What you need to do:
Print, word for word, every line from the beginning of the listing up to and including the line with "plt.rcParams['font.weight'] = 'bold'". Pictures are to be excluded.

Material:
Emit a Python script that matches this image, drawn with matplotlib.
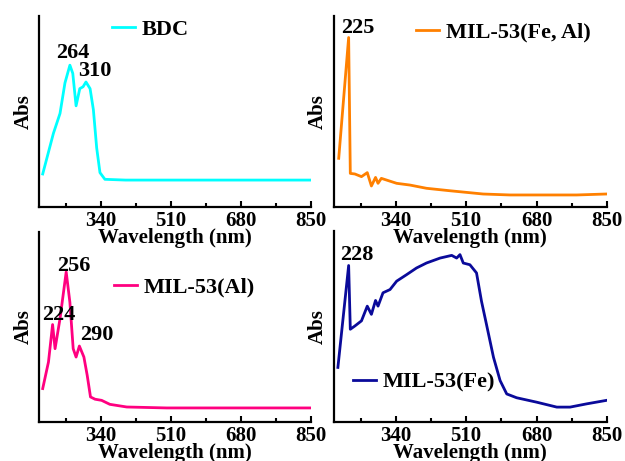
import matplotlib
matplotlib.use('Agg')
import matplotlib.pyplot as plt
from matplotlib.ticker import MultipleLocator

plt.rcParams['font.family'] = ['Liberation Serif', 'DejaVu Serif']
plt.rcParams['font.weight'] = 'bold'

# BDC spectrum (relative absorbance)
bdc_wl = [199, 225, 241, 253, 265, 272, 280, 289, 297, 304, 314, 322, 330, 338, 350, 400, 850]
bdc_abs = [0.173, 0.386, 0.49, 0.65, 0.743, 0.70, 0.53, 0.62, 0.63, 0.655, 0.62, 0.51, 0.31, 0.18, 0.145, 0.141, 0.141]

# MIL-53(Fe, Al)
feal_wl = [202, 226, 230, 241, 257, 271, 281, 291, 297, 305, 342, 374, 414, 471, 551, 616, 777, 848]
feal_abs = [0.255, 0.888, 0.176, 0.173, 0.159, 0.18, 0.11, 0.155, 0.124, 0.15, 0.124, 0.115, 0.098, 0.085, 0.068, 0.063, 0.063, 0.068]

# MIL-53(Al)
al_wl = [199, 213, 223, 229, 241, 256, 265, 273, 280, 288, 299, 307, 315, 326, 342, 362, 403, 500, 848]
al_abs = [0.176, 0.316, 0.513, 0.386, 0.544, 0.79, 0.63, 0.386, 0.342, 0.40, 0.342, 0.246, 0.132, 0.12, 0.114, 0.093, 0.079, 0.074, 0.074]

# MIL-53(Fe)
fe_wl = [200, 226, 230, 241, 257, 271, 281, 291, 297, 309, 326, 342, 366, 390, 414, 447, 475, 487,
         495, 503, 519, 535, 547, 559, 576, 592, 608, 632, 680, 729, 761, 801, 848]
fe_abs = [0.286, 0.82, 0.486, 0.503, 0.53, 0.607, 0.564, 0.637, 0.607, 0.677, 0.694, 0.738, 0.772, 0.807,
          0.833, 0.859, 0.873, 0.859, 0.877, 0.833, 0.824, 0.781, 0.633, 0.512, 0.339, 0.217, 0.147,
          0.127, 0.104, 0.078, 0.078, 0.095, 0.113]

panels = [
    dict(wl=bdc_wl, a=bdc_abs, name='BDC', color='#00FFFF',
         rect=[0.0624, 0.551, 0.435, 0.414], leg=(0.268, 0.93),
         peaks=[('264', 272, 0.806), ('310', 326, 0.712)]),
    dict(wl=feal_wl, a=feal_abs, name='MIL-53(Fe, Al)', color='#FF8000',
         rect=[0.534, 0.551, 0.437, 0.414], leg=(0.30, 0.916),
         peaks=[('225', 247, 0.937)]),
    dict(wl=al_wl, a=al_abs, name='MIL-53(Al)', color='#FF0080',
         rect=[0.0624, 0.0846, 0.435, 0.412], leg=(0.276, 0.71),
         peaks=[('256', 275, 0.82), ('224', 237, 0.565), ('290', 330, 0.456)]),
    dict(wl=fe_wl, a=fe_abs, name='MIL-53(Fe)', color='#0A0A9A',
         rect=[0.534, 0.0846, 0.437, 0.414], leg=(0.07, 0.208),
         peaks=[('228', 245, 0.877)]),
]

fig = plt.figure(figsize=(6.25, 4.61), dpi=100)
for i, p in enumerate(panels):
    ax = fig.add_axes(p['rect'])
    ax.set_facecolor('none')
    ax.set_zorder(10 - i)  # top row labels stay visible above lower panels
    ax.plot(p['wl'], p['a'], color=p['color'], lw=2, label=p['name'])
    ax.set_xlim(190, 850)
    ax.set_ylim(0, 1)
    ax.spines['top'].set_visible(False)
    ax.spines['right'].set_visible(False)
    for s in ('left', 'bottom'):
        ax.spines[s].set_linewidth(1.6)
    ax.set_yticks([])
    ax.set_xticks([340, 510, 680, 850])
    ax.xaxis.set_minor_locator(MultipleLocator(85))
    ax.tick_params(axis='x', which='both', direction='in', width=1.5, labelsize=15, pad=3)
    ax.tick_params(axis='x', which='major', length=4)
    ax.tick_params(axis='x', which='minor', length=3)
    ax.set_xlabel('Wavelength (nm)', fontsize=15, fontweight='bold', labelpad=-2.5)
    ax.set_ylabel('Abs', fontsize=15, fontweight='bold', labelpad=4)
    for txt, x, y in p['peaks']:
        ax.text(x, y, txt, fontsize=16, fontweight='bold', ha='center', va='center')
    ax.legend(loc='center left', bbox_to_anchor=p['leg'], frameon=False,
              fontsize=16, handlelength=1.05, handletextpad=0.3,
              borderpad=0, borderaxespad=0)

plt.savefig('out.png', dpi=100)
plt.close()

Task result:
Emit a Python script that matches this image, drawn with matplotlib.
import matplotlib
matplotlib.use('Agg')
import matplotlib.pyplot as plt
from matplotlib.ticker import MultipleLocator

plt.rcParams['font.family'] = ['Liberation Serif', 'DejaVu Serif']
plt.rcParams['font.weight'] = 'bold'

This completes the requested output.